Le nuove proteste contro Netanyahu in Israele
Sono nate dal licenziamento del ministro della Difesa Yoav Gallant, ma riguardano più ampiamente il suo governo: ci sono decine di arresti
Nella notte tra martedì e mercoledì migliaia di persone hanno bloccato la principale autostrada di Tel Aviv e organizzato proteste contro il primo ministro israeliano Benjamin Netanyahu. Ci sono state proteste anche in altre città del paese. Le contestazioni sono partite dal licenziamento del ministro della Difesa Yoav Gallant, comunicato da Netanyahu martedì sera dopo mesi di tensioni, ma riguardano più in generale il suo governo: i manifestanti lo hanno accusato nuovamente di non fare abbastanza per riportare a casa le persone rapite durante gli attacchi compiuti da Hamas in territorio israeliano il 7 ottobre 2023.
A Tel Aviv i manifestanti hanno bloccato la Ayalon, una grossa autostrada che collega la città con altre parti di Israele, fermando la circolazione in entrambe le direzioni anche con materiali da costruzione disposti sulla carreggiata e con dei falò. Sempre martedì sera ci sono state proteste anche a Gerusalemme, ad Haifa e in altre decine di località, dove sono stati bloccati vari snodi stradali.

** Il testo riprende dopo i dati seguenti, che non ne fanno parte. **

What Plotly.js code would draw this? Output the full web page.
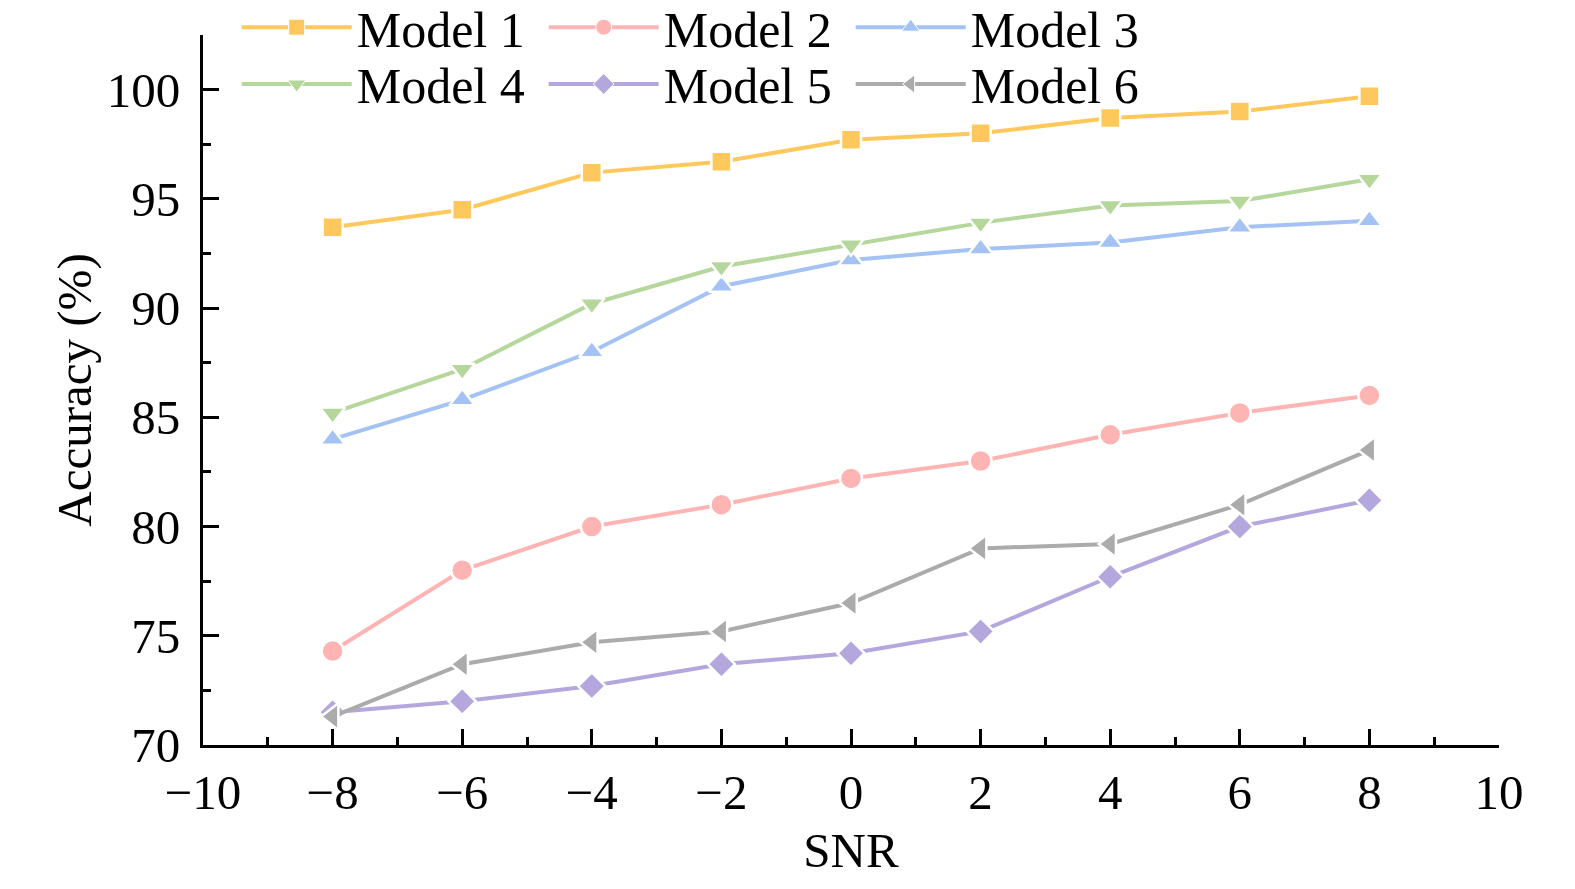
<!DOCTYPE html>
<html>
<head>
<meta charset="utf-8">
<script src="https://cdn.plot.ly/plotly-3.0.1.min.js"></script>
<style>
  html, body { margin: 0; padding: 0; background: #fff; overflow: hidden; }
  #myPlot { width: 1575px; height: 889px; }
</style>
</head>
<body>
<div id="myPlot"></div>
<script>
// SNR values on the x axis
var snr = [-8, -6, -4, -2, 0, 2, 4, 6, 8];

// accuracy (%) per model
var model1 = [93.7, 94.5, 96.2, 96.7, 97.7, 98.0, 98.7, 99.0, 99.7];
var model2 = [74.3, 78.0, 80.0, 81.0, 82.2, 83.0, 84.2, 85.2, 86.0];
var model3 = [84.0, 85.8, 88.0, 91.0, 92.2, 92.7, 93.0, 93.7, 94.0];
var model4 = [85.2, 87.2, 90.2, 91.9, 92.9, 93.9, 94.7, 94.9, 95.9];
var model5 = [71.5, 72.0, 72.7, 73.7, 74.2, 75.2, 77.7, 80.0, 81.2];
var model6 = [71.3, 73.7, 74.7, 75.2, 76.5, 79.0, 79.2, 81.0, 83.5];

var names   = ['Model 1', 'Model 2', 'Model 3', 'Model 4', 'Model 5', 'Model 6'];
var series  = [model1, model2, model3, model4, model5, model6];
var colors  = ['#FEC85C', '#FFB4B4', '#A4C2F4', '#B6D79C', '#B4A7DD', '#ABABAB'];
var symbols = ['square', 'circle', 'triangle-up', 'triangle-down', 'diamond', 'triangle-left'];
var sizes   = [20, 22, 22, 22, 21, 23];

var data = [];
for (var i = 0; i < series.length; ++i) {
    data.push({
        x: snr,
        y: series[i],
        name: names[i],
        type: 'scatter',
        mode: 'lines+markers',
        showlegend: false,
        line: { color: colors[i], width: 4 },
        // white ring mimics the gap between line and marker
        marker: { symbol: symbols[i], size: sizes[i], color: colors[i],
                  line: { color: '#fff', width: 2.5 } }
    });
}

// legend-only entries: thin outline so the (capped) legend markers stay big
for (var i = 0; i < series.length; ++i) {
    data.push({
        x: [null],
        y: [null],
        name: names[i],
        type: 'scatter',
        mode: 'lines+markers',
        // first row of the legend gets models 1-3, second row 4-6
        legend: i < 3 ? 'legend' : 'legend2',
        line: { color: colors[i], width: 4 },
        marker: { symbol: symbols[i], size: 16, color: colors[i],
                  line: { color: '#fff', width: 1 } }
    });
}

var fontFamily = 'Liberation Serif, Times New Roman, serif';
var axisFont   = { family: fontFamily, size: 49, color: '#000' };
var legendFont = { family: fontFamily, size: 50, color: '#000' };

function legendRow(y) {
    return {
        orientation: 'h',
        x: 0.026, y: y,
        xanchor: 'left', yanchor: 'middle',
        bgcolor: 'rgba(0,0,0,0)',
        font: legendFont,
        entrywidth: 182,
        entrywidthmode: 'pixels',
        itemwidth: 110
    };
}

var layout = {
    width: 1575,
    height: 889,
    margin: { l: 203, r: 76, t: 35, b: 144, autoexpand: false },
    paper_bgcolor: '#fff',
    plot_bgcolor: '#fff',
    font: axisFont,
    showlegend: true,
    legend: legendRow(1.011),
    legend2: legendRow(0.931),
    xaxis: {
        range: [-10, 10],
        dtick: 2,
        tick0: -10,
        ticks: 'inside',
        ticklen: 16,
        tickwidth: 3,
        tickcolor: '#000',
        minor: { dtick: 1, ticks: 'inside', ticklen: 8, tickwidth: 3, tickcolor: '#000' },
        showline: true,
        linecolor: '#000',
        linewidth: 3,
        showgrid: false,
        zeroline: false,
        tickfont: axisFont,
        ticklabelstandoff: 2,
        title: { text: 'SNR', font: axisFont, standoff: 14 }
    },
    yaxis: {
        range: [70, 102.5],
        dtick: 5,
        tick0: 70,
        ticks: 'inside',
        ticklen: 16,
        tickwidth: 3,
        tickcolor: '#000',
        minor: { dtick: 2.5, ticks: 'inside', ticklen: 8, tickwidth: 3, tickcolor: '#000' },
        showline: true,
        linecolor: '#000',
        linewidth: 3,
        showgrid: false,
        zeroline: false,
        tickfont: axisFont,
        ticklabelstandoff: 10,
        title: { text: 'Accuracy (%)', font: axisFont, standoff: 0 }
    }
};

var config = { staticPlot: true, displayModeBar: false };

Plotly.newPlot('myPlot', data, layout, config);
</script>
</body>
</html>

I manifestanti hanno sventolato bandiere israeliane e altre di colore giallo, simbolo di solidarietà per le circa cento persone israeliane ancora in ostaggio nella Striscia di Gaza, definendo Netanyahu «un traditore». A Tel Aviv la polizia ha tentato di disperdere i manifestanti con degli idranti, sgomberandoli dopo alcune ore. Il quotidiano israeliano Haaretz parla di circa quaranta persone arrestate.

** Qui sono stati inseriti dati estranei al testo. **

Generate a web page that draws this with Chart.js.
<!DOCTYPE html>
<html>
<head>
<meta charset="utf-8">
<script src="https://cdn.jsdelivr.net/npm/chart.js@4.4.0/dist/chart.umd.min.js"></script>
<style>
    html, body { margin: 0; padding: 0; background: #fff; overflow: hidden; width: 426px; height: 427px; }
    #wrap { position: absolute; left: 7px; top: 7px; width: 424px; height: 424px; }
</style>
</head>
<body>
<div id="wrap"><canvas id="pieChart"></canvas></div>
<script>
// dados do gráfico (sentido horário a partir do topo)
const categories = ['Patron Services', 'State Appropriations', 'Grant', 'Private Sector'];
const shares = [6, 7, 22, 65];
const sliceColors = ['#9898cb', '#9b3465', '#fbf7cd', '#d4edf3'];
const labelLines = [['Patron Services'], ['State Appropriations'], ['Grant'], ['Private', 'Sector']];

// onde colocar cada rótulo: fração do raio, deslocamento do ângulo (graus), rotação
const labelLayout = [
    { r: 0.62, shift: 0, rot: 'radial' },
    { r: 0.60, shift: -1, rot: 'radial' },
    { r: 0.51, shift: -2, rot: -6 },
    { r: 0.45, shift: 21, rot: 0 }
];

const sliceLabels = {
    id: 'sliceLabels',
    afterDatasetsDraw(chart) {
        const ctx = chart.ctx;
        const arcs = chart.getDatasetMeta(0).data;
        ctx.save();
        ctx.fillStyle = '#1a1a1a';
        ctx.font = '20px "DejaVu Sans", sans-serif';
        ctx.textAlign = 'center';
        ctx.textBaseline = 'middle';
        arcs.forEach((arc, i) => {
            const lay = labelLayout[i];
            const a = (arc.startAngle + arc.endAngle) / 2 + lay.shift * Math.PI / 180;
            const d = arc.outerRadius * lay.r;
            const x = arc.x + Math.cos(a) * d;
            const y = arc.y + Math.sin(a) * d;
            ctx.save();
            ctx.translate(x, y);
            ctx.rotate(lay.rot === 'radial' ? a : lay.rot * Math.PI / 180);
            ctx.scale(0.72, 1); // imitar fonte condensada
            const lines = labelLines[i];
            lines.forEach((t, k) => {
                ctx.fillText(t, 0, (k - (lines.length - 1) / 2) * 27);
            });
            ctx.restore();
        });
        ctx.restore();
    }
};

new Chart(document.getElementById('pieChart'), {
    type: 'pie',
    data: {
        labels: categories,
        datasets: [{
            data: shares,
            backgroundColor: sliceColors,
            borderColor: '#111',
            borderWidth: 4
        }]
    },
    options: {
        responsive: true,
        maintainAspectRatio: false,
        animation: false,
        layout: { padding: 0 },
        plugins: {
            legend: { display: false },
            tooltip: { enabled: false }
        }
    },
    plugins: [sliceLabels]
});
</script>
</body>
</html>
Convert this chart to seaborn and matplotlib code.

Gallant è un generale dell’esercito, fa parte dello stesso partito di Netanyahu (Likud) ed era ministro della Difesa dal 2022. Dando l’annuncio del suo licenziamento il primo ministro ha detto che negli ultimi mesi la fiducia nei suoi confronti «si era consumata», e ha citato in particolare «gravi differenze» a proposito della gestione della campagna militare, «accompagnate da dichiarazioni e azioni che hanno contraddetto sia il governo che le decisioni dell’esecutivo».
Gallant ha commentato dicendo che il conflitto con Netanyahu riguardava tre questioni: «La mia posizione molto rigida sulla coscrizione universale, l’impegno per far tornare a casa gli ostaggi e il mio appello per formare una commissione d’inchiesta statale sul fallimento del 7 ottobre». Si era infatti opposto alla legge sull’esenzione militare agli ultraortodossi e tra le altre cose aveva criticato in modo piuttosto netto Netanyahu per la mancanza di una strategia sul futuro della Striscia di Gaza.

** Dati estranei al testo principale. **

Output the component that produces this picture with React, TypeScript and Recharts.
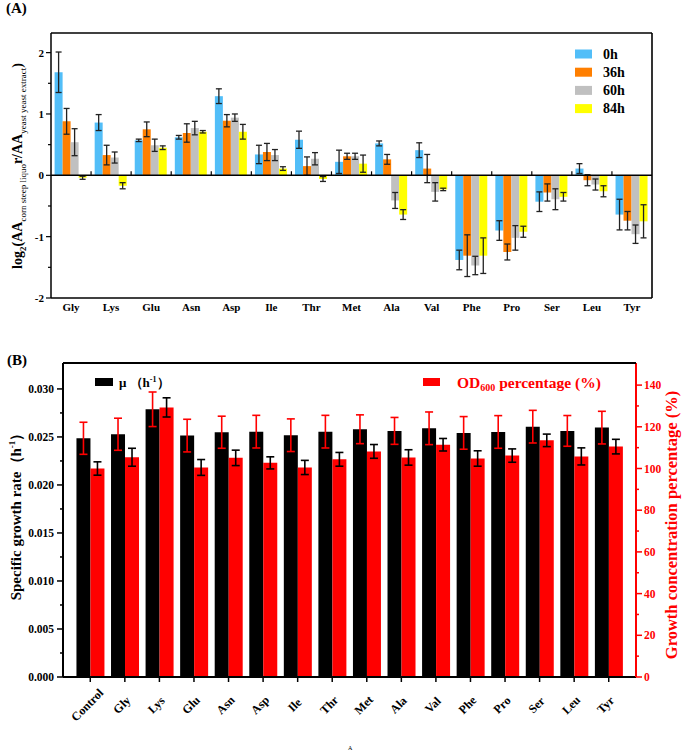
import React from 'react';
import { BarChart, Bar, XAxis, YAxis, ErrorBar, ReferenceLine } from 'recharts';

const FONT = '"Liberation Serif", "Times New Roman", serif';

// ---- panel A: log2 ratio per amino acid at four time points
const aminoA = ['Gly', 'Lys', 'Glu', 'Asn', 'Asp', 'Ile', 'Thr', 'Met', 'Ala', 'Val', 'Phe', 'Pro', 'Ser', 'Leu', 'Tyr'];
const h0 = [1.68, 0.86, 0.57, 0.62, 1.29, 0.34, 0.58, 0.22, 0.52, 0.41, -1.38, -0.9, -0.43, 0.11, -0.64];
const h0Err = [0.33, 0.13, 0.02, 0.03, 0.12, 0.15, 0.14, 0.19, 0.04, 0.12, 0.16, 0.16, 0.16, 0.08, 0.25];
const h36 = [0.88, 0.33, 0.75, 0.69, 0.89, 0.38, 0.15, 0.31, 0.26, 0.11, -1.31, -1.25, -0.28, -0.08, -0.74];
const h36Err = [0.21, 0.16, 0.12, 0.15, 0.1, 0.14, 0.15, 0.05, 0.08, 0.23, 0.34, 0.13, 0.14, 0.09, 0.15];
const h60 = [0.54, 0.29, 0.49, 0.77, 0.94, 0.33, 0.27, 0.31, -0.41, -0.27, -1.47, -1.02, -0.39, -0.15, -0.96];
const h60Err = [0.22, 0.09, 0.1, 0.11, 0.06, 0.09, 0.1, 0.05, 0.13, 0.15, 0.15, 0.2, 0.17, 0.09, 0.15];
const h84 = [-0.04, -0.17, 0.45, 0.71, 0.71, 0.11, -0.06, 0.19, -0.64, -0.23, -1.31, -0.92, -0.35, -0.26, -0.75];
const h84Err = [0.025, 0.05, 0.03, 0.02, 0.12, 0.03, 0.04, 0.14, 0.08, 0.02, 0.29, 0.09, 0.07, 0.09, 0.27];
const seriesA = ['0h', '36h', '60h', '84h'];
const colorsA = ['#52BEF8', '#FF7F00', '#C0C0C0', '#FFFF00'];
const ticksA = [-2, -1.5, -1, -0.5, 0, 0.5, 1, 1.5, 2];
const domainA = [-2, 2.32];

// ---- panel B: growth rate and OD600 percentage
const groupsB = ['Control', 'Gly', 'Lys', 'Glu', 'Asn', 'Asp', 'Ile', 'Thr', 'Met', 'Ala', 'Val', 'Phe', 'Pro', 'Ser', 'Leu', 'Tyr'];
const mu = [0.02486, 0.02528, 0.02788, 0.02514, 0.02549, 0.02555, 0.02518, 0.02555, 0.0258, 0.02563, 0.0259, 0.02542, 0.02552, 0.02607, 0.02563, 0.02597];
const muErr = [0.00167, 0.00167, 0.0018, 0.0017, 0.00167, 0.0017, 0.0017, 0.0017, 0.0015, 0.0014, 0.0017, 0.0017, 0.0017, 0.0017, 0.0016, 0.0017];
const od = [100.0, 105.4, 129.3, 100.5, 105.1, 102.7, 100.5, 104.4, 108.2, 105.3, 111.4, 104.8, 106.2, 113.5, 105.8, 110.5];
const odErr = [3.2, 4.3, 4.6, 3.8, 3.7, 2.9, 3.4, 3.3, 3.3, 3.7, 3.0, 3.7, 3.2, 3.0, 4.1, 3.5];
const ticksBLeft = [0, 0.0025, 0.005, 0.0075, 0.01, 0.0125, 0.015, 0.0175, 0.02, 0.0225, 0.025, 0.0275, 0.03];
const ticksBRight = [0, 10, 20, 30, 40, 50, 60, 70, 80, 90, 100, 110, 120, 130, 140];

const dataA = aminoA.map((name, i) => ({
  name,
  v0: h0[i], e0: h0Err[i],
  v36: h36[i], e36: h36Err[i],
  v60: h60[i], e60: h60Err[i],
  v84: h84[i], e84: h84Err[i],
}));
const keysA = [['v0', 'e0'], ['v36', 'e36'], ['v60', 'e60'], ['v84', 'e84']];

const dataB = groupsB.map((name, i) => ({ name, mu: mu[i], muErr: muErr[i], od: od[i], odErr: odErr[i] }));

const bold = { fontFamily: FONT, fontWeight: 'bold' as const };

const TickYA = (props: any) => {
  const { x, y, payload } = props;
  const v = payload.value;
  const major = Number.isInteger(v);
  return (
    <g>
      <line x1={x} x2={x - (major ? 5 : 3)} y1={y} y2={y} stroke="#000" strokeWidth={1.2} />
      {major && (
        <text x={x - 7} y={y} dy={4} textAnchor="end" fontSize={11} fill="#000" {...bold}>{v}</text>
      )}
    </g>
  );
};

const TickXA = (props: any) => {
  const { x, y, payload } = props;
  return (
    <text x={x} y={y} dy={13} textAnchor="middle" fontSize={11} fill="#000" {...bold}>{payload.value}</text>
  );
};

const TickYBLeft = (props: any) => {
  const { x, y, payload } = props;
  const v = payload.value;
  const major = Math.abs(v / 0.005 - Math.round(v / 0.005)) < 1e-6;
  return (
    <g>
      <line x1={x} x2={x - (major ? 6 : 3)} y1={y} y2={y} stroke="#000" strokeWidth={1.5} />
      {major && (
        <text x={x - 9} y={y} dy={4} textAnchor="end" fontSize={11.5} fill="#000" {...bold}>{v.toFixed(3)}</text>
      )}
    </g>
  );
};

const TickYBRight = (props: any) => {
  const { x, y, payload } = props;
  const v = payload.value;
  const major = v % 20 === 0;
  return (
    <g>
      <line x1={x} x2={x + (major ? 6 : 3)} y1={y} y2={y} stroke="#FF0000" strokeWidth={1.5} />
      {major && (
        <text x={x + 8} y={y} dy={4} textAnchor="start" fontSize={11.5} fill="#FF0000" {...bold}>{v}</text>
      )}
    </g>
  );
};

const TickXB = (props: any) => {
  const { x, y, payload } = props;
  return (
    <g>
      <line x1={x} x2={x} y1={y} y2={y + 5} stroke="#000" strokeWidth={1.5} />
      <text transform={`translate(${x - 3},${y + 28}) rotate(-45)`} dy={4} textAnchor="middle" fontSize={12} fill="#000" {...bold}>
        {payload.value}
      </text>
    </g>
  );
};

// zero line with small ticks at category boundaries
const ZeroLine = (props: any) => {
  const { x1, x2, y1 } = props;
  const n = aminoA.length;
  const step = (x2 - x1) / n;
  const marks = [];
  for (let k = 1; k < n; k++) {
    const xx = x1 + k * step;
    marks.push(<line key={k} x1={xx} x2={xx} y1={y1} y2={y1 - 4} stroke="#000" strokeWidth={1.2} />);
  }
  return (
    <g>
      <line x1={x1} x2={x2} y1={y1} y2={y1} stroke="#000" strokeWidth={1.5} />
      {marks}
    </g>
  );
};

export default function App() {
  return (
    <div style={{ position: 'absolute', left: 0, top: 0, width: 685, height: 751, background: '#fff', overflow: 'hidden' }}>
      <div style={{ position: 'absolute', left: 0, top: 0, width: 685, height: 320 }}>
        <BarChart width={685} height={320} data={dataA} margin={{ top: 33, right: 33, bottom: 2, left: 11 }} barCategoryGap="9%" barGap={0}>
          <XAxis dataKey="name" interval={0} height={20} tickSize={0} tickMargin={0} tickLine={false} tick={<TickXA />} axisLine={{ stroke: '#000', strokeWidth: 1.5 }} />
          <YAxis type="number" domain={domainA} allowDataOverflow ticks={ticksA} interval={0} width={40} tickSize={0} tickMargin={0} tickLine={false} tick={<TickYA />} axisLine={{ stroke: '#000', strokeWidth: 1.5 }} />
          {keysA.map(([vk, ek], i) => (
            <Bar key={vk} dataKey={vk} name={seriesA[i]} fill={colorsA[i]} isAnimationActive={false}>
              <ErrorBar dataKey={ek} width={3} stroke="#222" strokeWidth={1.3} isAnimationActive={false} />
            </Bar>
          ))}
          <ReferenceLine y={0} shape={<ZeroLine />} ifOverflow="visible" />
        </BarChart>
      </div>

      <div style={{ position: 'absolute', left: 0, top: 330, width: 685, height: 421 }}>
        <BarChart width={685} height={421} data={dataB} margin={{ top: 33, right: 9, bottom: 14, left: 13 }} barCategoryGap="10%" barGap={0}>
          <XAxis dataKey="name" interval={0} height={60} padding={{ left: 10, right: 10 }} tickSize={0} tickMargin={0} tickLine={false} tick={<TickXB />} axisLine={{ stroke: '#000', strokeWidth: 2 }} />
          <YAxis yAxisId="left" type="number" domain={[0, 0.0327]} allowDataOverflow ticks={ticksBLeft} interval={0} width={50} tickSize={0} tickMargin={0} tickLine={false} tick={<TickYBLeft />} axisLine={{ stroke: '#000', strokeWidth: 2 }} />
          <YAxis yAxisId="right" orientation="right" type="number" domain={[0, 150.6]} allowDataOverflow ticks={ticksBRight} interval={0} width={40} tickSize={0} tickMargin={0} tickLine={false} tick={<TickYBRight />} axisLine={{ stroke: '#FF0000', strokeWidth: 2 }} />
          <Bar yAxisId="left" dataKey="mu" fill="#000000" isAnimationActive={false}>
            <ErrorBar dataKey="muErr" width={4} stroke="#FF0000" strokeWidth={1.6} isAnimationActive={false} />
          </Bar>
          <Bar yAxisId="right" dataKey="od" fill="#FF0000" isAnimationActive={false}>
            <ErrorBar dataKey="odErr" width={4} stroke="#000000" strokeWidth={1.6} isAnimationActive={false} />
          </Bar>
        </BarChart>
      </div>

      <svg width={685} height={751} style={{ position: 'absolute', left: 0, top: 0, zIndex: 5, pointerEvents: 'none' }}>
        {/* plot frames: top + right edge of (A), top edge of (B) */}
        <line x1={51} x2={652} y1={33} y2={33} stroke="#000" strokeWidth={1.6} />
        <line x1={652} x2={652} y1={33} y2={298} stroke="#000" strokeWidth={1.6} />
        <line x1={63} x2={636} y1={363} y2={363} stroke="#000" strokeWidth={2} />

        <text x={6} y={13} fontSize={15} fill="#000" {...bold}>(A)</text>
        <text x={7} y={365} fontSize={15} fill="#000" {...bold}>(B)</text>

        {/* panel A y title */}
        <text transform="translate(22,166) rotate(-90)" textAnchor="middle" fontSize={14} fill="#000" {...bold}>
          log<tspan fontSize={9} dy={4}>2</tspan>
          <tspan dy={-4}>(AA</tspan>
          <tspan fontSize={9} fontWeight="normal" dy={4}>corn steep liquo</tspan>
          <tspan dy={-4}>r/AA</tspan>
          <tspan fontSize={9} fontWeight="normal" dy={4}>yeast yeast extract</tspan>
          <tspan dy={-4}>)</tspan>
        </text>

        {/* panel A legend */}
        {seriesA.map((s, i) => (
          <g key={s}>
            <rect x={575} y={49.5 + i * 18.2} width={17} height={9} fill={colorsA[i]} />
            <text x={603} y={58.5 + i * 18.2} fontSize={14} fill="#000" {...bold}>{s}</text>
          </g>
        ))}

        {/* panel B legend */}
        <rect x={95} y={378} width={18} height={8} fill="#000" />
        <text x={119} y={387} fontSize={13} fill="#000" {...bold}>
          μ  （h<tspan fontSize={8} dy={-5}>-1</tspan><tspan dy={5}>）</tspan>
        </text>
        <rect x={423} y={378} width={17} height={8} fill="#FF0000" />
        <text x={457} y={388} fontSize={15.5} fill="#FF0000" {...bold}>
          OD<tspan fontSize={10} dy={3}>600</tspan><tspan dy={-3}> percentage (%)</tspan>
        </text>

        {/* panel B axis titles */}
        <text transform="translate(21,513) rotate(-90)" textAnchor="middle" fontSize={15} fill="#000" {...bold}>
          Specific growth rate（h<tspan fontSize={9} dy={-6}>-1</tspan><tspan dy={6}>）</tspan>
        </text>
        <text transform="translate(677,525) rotate(-90)" textAnchor="middle" fontSize={16.5} fill="#FF0000" {...bold}>
          Growth concentration percentage (%)
        </text>

        <text x={348} y={750} fontSize={6} fill="#000" fontFamily={FONT}>A</text>
      </svg>
    </div>
  );
}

Netanyahu aveva già provato a licenziare Gallant nel marzo del 2023, dopo che il ministro della Difesa aveva proposto di sospendere la contestata riforma della giustizia voluta dal primo ministro. L’annuncio del licenziamento di Gallant aveva provocato due giorni di grandi proteste e uno sciopero generale in tutto il paese, che portarono il governo a sospendere la discussione sulla riforma fino all’estate.
Al momento non ci sono stime precise su quante persone abbiano partecipato alle proteste. Il Jerusalem Post parla di decine di migliaia di manifestanti tra Tel Aviv e Gerusalemme, in quella che ha definito “La notte di Gallant parte seconda”, riferendosi proprio alle grandi proteste del 2023. Secondo il Times of Israel i manifestanti a Tel Aviv sarebbero stati comunque più di duemila, il numero massimo permesso negli eventi pubblici in città a causa delle limitazioni imposte per i bombardamenti in corso con il Libano.
Gli studenti universitari che hanno partecipato alle contestazioni hanno rilanciato invocando un nuovo sciopero, sostenendo che Netanyahu – definito «un dittatore» – stia mettendo a rischio la vita degli ostaggi e quella dei soldati. Un gruppo che raduna i familiari delle persone prese in ostaggio invece ha descritto il licenziamento di Gallant come «una triste riflessione delle miopi priorità del governo israeliano»: Israele ha già ottenuto i suoi obiettivi militari a Gaza, dice, ovvero smantellare Hamas, distruggere le sue infrastrutture militari ed eliminare la gran parte dei miliziani. A detta del gruppo licenziare Gallant significa continuare a «sabotare un accordo» per la liberazione degli ostaggi.
Intanto Netanyahu ha proposto all’attuale ministro degli Esteri Israel Katz di prendere il posto di Gallant. La nomina dovrebbe essere approvata prima dal governo e poi dal parlamento israeliano.